Prophecy combines an eclectic menu of pasta, steak, seafood, and delectable desserts with an inviting dance floor awash in deep purples and mood lighting. The citrus-marinated shrimp ceviche tangos across taste buds ($12), and imported mozzarella whispers conversational Italian to baby arugula and roasted peppers ($12). Prophecy’s chefs handcraft pastas, such as the pappardelle with a pork-shoulder ragu ($18), and fire up classics such as the marinated strip steak alongside seasoned fries ($27). A customizable small-tastes menu lets diners sample servings such as bottle-fed baby artichokes or garlic mashed potatoes ($5 each; $13 for three; $20 for five). Dinner builds to a sweet crescendo with the multifarious dessert sampler, an impressive tower of gelato, apple strudel, crème brûlée, cheesecake lollipops, warm crepes, and chocolate lava cake that, if pierced with a fork imprecisely, can engulf a small mountain village.
Executive Chef Carmine Paglia’s culinary techniques are hard to emulate, but they are no secret. Visitors can glimpse Chef Paglia and her culinary team at work in Pranzi Ristorante & Enoteca’s partially open kitchen as they craft dishes such as delicious gnocchi or cozze posillipo with mussels in a white-wine tomato broth.

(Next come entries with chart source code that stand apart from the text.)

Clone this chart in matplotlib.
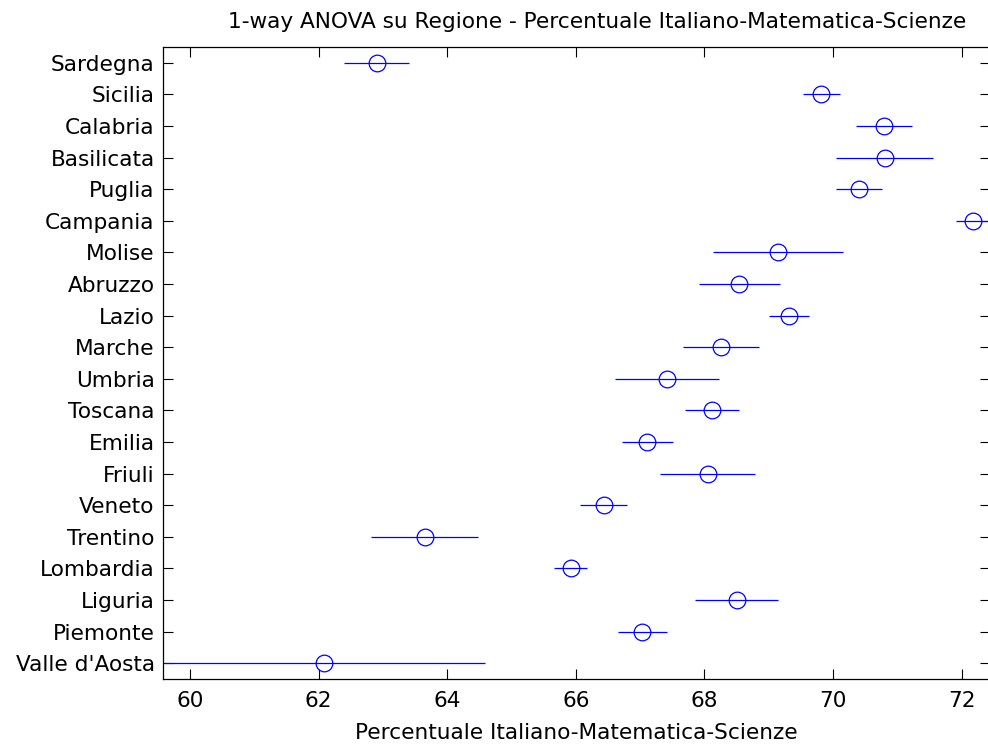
import numpy as np
import matplotlib
matplotlib.use("Agg")
import matplotlib.pyplot as plt

plt.rcParams['font.family'] = ['DejaVu Sans']

# regioni dal basso verso l'alto
regioni = ["Valle d'Aosta", "Piemonte", "Liguria", "Lombardia", "Trentino",
           "Veneto", "Friuli", "Emilia", "Toscana", "Umbria", "Marche",
           "Lazio", "Abruzzo", "Molise", "Campania", "Puglia", "Basilicata",
           "Calabria", "Sicilia", "Sardegna"]
medie = [62.09, 67.03, 68.50, 65.92, 63.65, 66.43, 68.05, 67.11, 68.11,
         67.42, 68.26, 69.31, 68.54, 69.15, 72.18, 70.40, 70.80, 70.79,
         69.82, 62.90]
semi_ampiezza = [2.49, 0.38, 0.65, 0.26, 0.83, 0.36, 0.74, 0.40, 0.42,
                 0.81, 0.59, 0.31, 0.63, 1.01, 0.27, 0.36, 0.76, 0.44,
                 0.28, 0.51]

medie = np.array(medie)
semi_ampiezza = np.array(semi_ampiezza)
y = np.arange(1, len(regioni) + 1)

fig = plt.figure(figsize=(9.88, 7.44), dpi=100)
ax = fig.add_axes([0.165, 0.0874, 0.837, 0.8494])

ax.hlines(y, medie - semi_ampiezza, medie + semi_ampiezza, color='blue', linewidth=0.9)
ax.plot(medie, y, 'o', mfc='none', mec='blue', ms=12, mew=0.9, linestyle='none')

ax.set_xlim(59.58, 72.44)
ax.set_ylim(0.5, len(regioni) + 0.5)
ax.set_xticks([60, 62, 64, 66, 68, 70, 72])
ax.set_yticks(y)
ax.set_yticklabels(regioni)

ax.tick_params(direction='in', length=7, width=0.8, top=True, right=True,
               labelsize=15.6, colors='black')
ax.tick_params(axis='x', pad=9)
ax.tick_params(axis='y', pad=6)
for s in ax.spines.values():
    s.set_linewidth(0.9)

ax.set_xlabel('Percentuale Italiano-Matematica-Scienze', fontsize=15.6, labelpad=8)
ax.set_title('1-way ANOVA su Regione - Percentuale Italiano-Matematica-Scienze',
             fontsize=15.6, pad=14, x=0.525)

fig.savefig('out.png', dpi=100)
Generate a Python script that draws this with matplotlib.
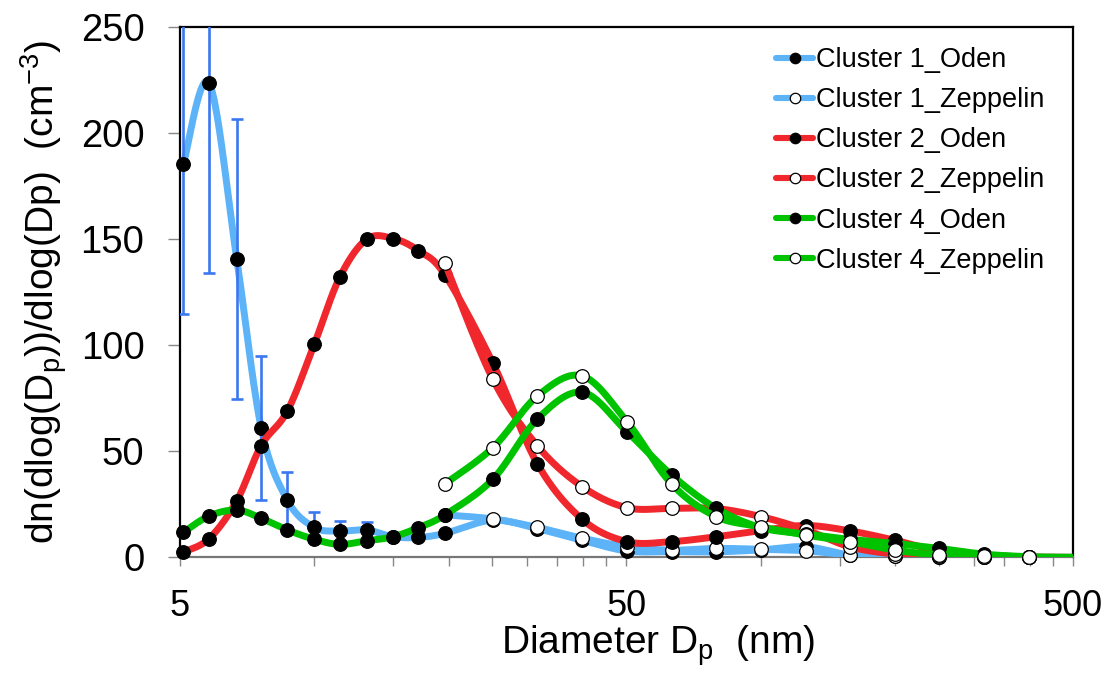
import numpy as np
import matplotlib
matplotlib.use("Agg")
import matplotlib.pyplot as plt
from matplotlib.lines import Line2D
from matplotlib.ticker import FixedLocator, FixedFormatter, NullFormatter

plt.rcParams['font.family'] = ['Liberation Sans', 'DejaVu Sans']
plt.rcParams['mathtext.default'] = 'regular'

# particle diameter bins (nm)
dp_oden = [5.09, 5.81, 6.70, 7.60, 8.70, 10.0, 11.4, 13.1, 15.0, 17.1, 19.6,
           25.1, 31.6, 39.8, 50.1, 63.1, 79.4, 100, 126, 158, 200, 251, 316, 398, 500]
dp_zep = [19.6, 25.1, 31.6, 39.8, 50.1, 63.1, 79.4, 100, 126, 158, 200, 251, 316, 398]

# dN/dlogDp (cm-3)
c1_oden = [185.5, 223.6, 140.6, 61.1, 26.9, 14.1, 12.4, 12.9, 9.7, 9.4, 11.3,
           17.5, 13.5, 8.0, 3.0, 2.7, 2.6, 3.5, 5.0, 1.1, 0.4, 0.1, 0.0, 0.0, 0.0]
c1_oden_err = [70.7, 89.4, 66.0, 34.0, 13.5, 7.1, 4.7, 3.9]
c1_zep = [20.0, 18.1, 14.1, 9.0, 5.0, 3.4, 4.2, 3.8, 3.1, 1.1, 0.5, 0.2, 0.1, 0.0]

c2_oden = [2.4, 8.8, 26.6, 52.7, 69.0, 100.6, 132.1, 150.0, 150.3, 144.6, 133.2,
           91.6, 44.0, 17.9, 7.4, 7.4, 9.7, 12.6, 15.0, 12.5, 8.0, 3.0, 1.0, 0.2, 0.0]
c2_zep = [138.7, 84.0, 52.5, 33.3, 23.4, 23.1, 23.0, 19.2, 13.0, 5.0, 1.5, 0.5, 0.3, 0.1]

c4_oden = [11.8, 19.5, 22.3, 18.4, 12.9, 8.5, 6.1, 7.8, 9.7, 14.0, 20.0,
           36.8, 65.2, 77.8, 59.3, 38.8, 23.1, 14.0, 11.0, 8.5, 6.5, 4.2, 1.5, 0.3, 0.0]
c4_zep = [34.6, 51.7, 76.1, 85.5, 64.0, 34.6, 19.2, 14.4, 10.5, 7.4, 3.4, 1.1, 0.8, 0.2]

blue = '#5CB3F7'
red = '#F0272D'
green = '#00C300'
err_blue = '#3A78F0'


def smooth(xs, ys, n=24):
    # Excel style smoothed line, bezier through the points in log(x)
    lx = np.log10(np.asarray(xs, float))
    y = np.asarray(ys, float)
    px = np.concatenate([[lx[0]], lx, [lx[-1]]])
    py = np.concatenate([[y[0]], y, [y[-1]]])
    t = np.linspace(0, 1, n, endpoint=False)[:, None]
    out = []
    for i in range(1, len(px) - 2):
        p0 = np.array([px[i - 1], py[i - 1]])
        p1 = np.array([px[i], py[i]])
        p2 = np.array([px[i + 1], py[i + 1]])
        p3 = np.array([px[i + 2], py[i + 2]])
        b1 = p1 + (p2 - p0) / 6
        b2 = p2 - (p3 - p1) / 6
        seg = ((1 - t) ** 3 * p1 + 3 * (1 - t) ** 2 * t * b1
               + 3 * (1 - t) * t ** 2 * b2 + t ** 3 * p2)
        out.append(seg)
    out.append(np.array([[lx[-1], y[-1]]]))
    out = np.vstack(out)
    return 10 ** out[:, 0], out[:, 1]


fig = plt.figure(figsize=(11.09, 6.84), dpi=100)
ax = fig.add_axes([0.1623, 0.1852, 0.8052, 0.7753])

series = [
    (dp_oden, c1_oden, blue, 'black', 'Cluster 1_Oden'),
    (dp_zep, c1_zep, blue, 'white', 'Cluster 1_Zeppelin'),
    (dp_oden, c2_oden, red, 'black', 'Cluster 2_Oden'),
    (dp_zep, c2_zep, red, 'white', 'Cluster 2_Zeppelin'),
    (dp_oden, c4_oden, green, 'black', 'Cluster 4_Oden'),
    (dp_zep, c4_zep, green, 'white', 'Cluster 4_Zeppelin'),
]

handles = []
for i, (x, y, col, face, label) in enumerate(series):
    sx, sy = smooth(x, y)
    ax.plot(sx, sy, color=col, lw=5.0, solid_capstyle='butt', zorder=2 + 3 * i)
    # no marker on the 500 nm end point
    nm = len(x) - 1 if x[-1] >= 500 else len(x)
    ax.plot(x[:nm], y[:nm], ls='none', marker='o', ms=9.8, mfc=face, mec='black',
            mew=0.9, zorder=4 + 3 * i, clip_on=False)
    handles.append(Line2D([], [], color=col, lw=4.4, marker='o', ms=7.5, mfc=face,
                          mec='black', mew=0.9, solid_capstyle='round', label=label))

ne = len(c1_oden_err)
ax.errorbar(dp_oden[:ne], c1_oden[:ne], yerr=c1_oden_err, fmt='none', ecolor=err_blue,
            elinewidth=1.9, capsize=4.5, capthick=1.9, zorder=3)

ax.set_xscale('log')
ax.set_xlim(5, 500)
ax.set_ylim(0, 250)

ax.xaxis.set_major_locator(FixedLocator([5, 50, 500]))
ax.xaxis.set_major_formatter(FixedFormatter(['5', '50', '500']))
ax.xaxis.set_minor_locator(FixedLocator([10, 15, 20, 25, 30, 35, 40, 45,
                                         100, 150, 200, 250, 300, 350, 400, 450]))
ax.xaxis.set_minor_formatter(NullFormatter())
ax.set_yticks([0, 50, 100, 150, 200, 250])

ax.tick_params(axis='y', direction='out', length=8.6, width=1, color='#888888',
               labelsize=27.5, pad=17)
ax.tick_params(axis='x', which='both', direction='out', length=6.5, width=1,
               color='#888888', labelsize=26, pad=16)

for side in ['top', 'right', 'left']:
    ax.spines[side].set_color('black')
    ax.spines[side].set_linewidth(1.6)
ax.spines['bottom'].set_color('#777777')
ax.spines['bottom'].set_linewidth(1.6)

ax.set_ylabel('dn(dlog(D$_p$))/dlog(Dp)  (cm$^{-3}$)', fontsize=28)
ax.set_xlabel('Diameter D$_p$  (nm)', fontsize=28)
ax.yaxis.set_label_coords(-0.124, 0.5)
ax.xaxis.set_label_coords(0.535, -0.124)

ax.legend(handles=handles, loc='upper left', bbox_to_anchor=(0.668, 0.962),
          frameon=False, fontsize=19.5, borderaxespad=0, borderpad=0,
          handlelength=1.35, handletextpad=0.1, labelspacing=0.52)

fig.savefig('out.png', dpi=100)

Chef Paglia came to the Italian kitchen after a stint at Polpo in Greenwich, Connecticut; now he caters to Pranzi Ristorante & Enoteca patrons by preparing oven-baked pizzas with toppings such as fresh ricotta cheese or baby clams, drizzled organic salmon in limoncello sauce, and grilled prime-shell steak.
Labeled a "charming ristorante and bar" in a "cozier, more intimate venue" by the New York Times, La Bocca curates a finely tuned ambience as well as its roster of authentic recipes imported from southern Italy. The dinner menu presents a syllabus of mouthwatering appetizers such as sautéed calamari al coccio with garlic, sauced in fresh marinara ($12) and served with bread that, like a wedding's groom or a bit of dry brush left in a car's engine, is toasted. Servers whisk entrees to white-draped tables, from pasta dishes such as tortellini laziali with prosciutto, sweet peas, and cream sauce ($15) to seafood plates including pescatrice—a piccata-style monkfish dished with mashed potatoes ($27). Chefs grill the costoletta di agnello's rack of lamb ($32), then render the plate's presentation beautiful by accessorizing it with fingerling potatoes, broccoli rabe, and a feather boa.
Within the ultramodern interior of Asian Temptation, the wait staff delivers equally modern Asian and Japanese cuisine. Owner Andy Lin—who also operates three other restaurants—created the multilevel design of the restaurant, where clean lines, high ceilings, a cobblestone walls, and a koi pond tingle the visual senses. Traditional Japanese greetings welcome guests as they enter the space and head to candlelit tables, where the staff serves selections from a sushi bar, bubble teas, or drinks from a full-service bar backlit with neon blues and glow sticks culled from a bioluminescent tree.
The chefs at Impulse Hibachi & Bar Lounge turn food preparation into acts of athleticism with tableside performances and meals sliced and spun on a flaming hibachi grill. The menu brims with choice cuts of chicken, steak, seafood, and vegetables patiently awaiting their 15 minutes of fame and impending celebrity-judge critique. Main courses arrive circumscribed by helpings of salad, miso soup, veggies, rice, and a shrimp appetizer, complemented by a platter of salted edamame. A vegetarian ($13.95) plate caters to the herbivorous needs of clientele, and protein platters such as chicken ($15.95) or steak ($19.95) excite underused canines and incisors. Fresh seafood options such as the twin lobster tail ($29.95) treat guests to ocean-faring delicacies, and combo plates ($22.95–$31.95) pair a couplet of entrees to force a compromise between wrestling taste buds.
At Westchester Burger Co., the eponymous burger comprises a 10-ounce patty topped with smoked mozzarella, tomato, pickles, frisée, and a secret sauce that has helped it receive local accolades. But it was quite a journey to get the burger to where it is today: the chef and owner, who has no formal training, spent many long hours in the kitchen using trial and error and complex algorithms to uncover the delicious combination.
That burger and the rest of the menu have proved to be so successful that three Westchester Burger Co. locations have opened in three years. They serve burgers nestled between grilled cheese sandwiches made with texas toast, Kobe beef burgers on a brioche bun, and italian-sausage burgers topped with a balsamic-vinegar glaze and broccoli raab. They also serve smoked Saint Louis–style ribs, vegetable lasagna, and root beer–braised short ribs.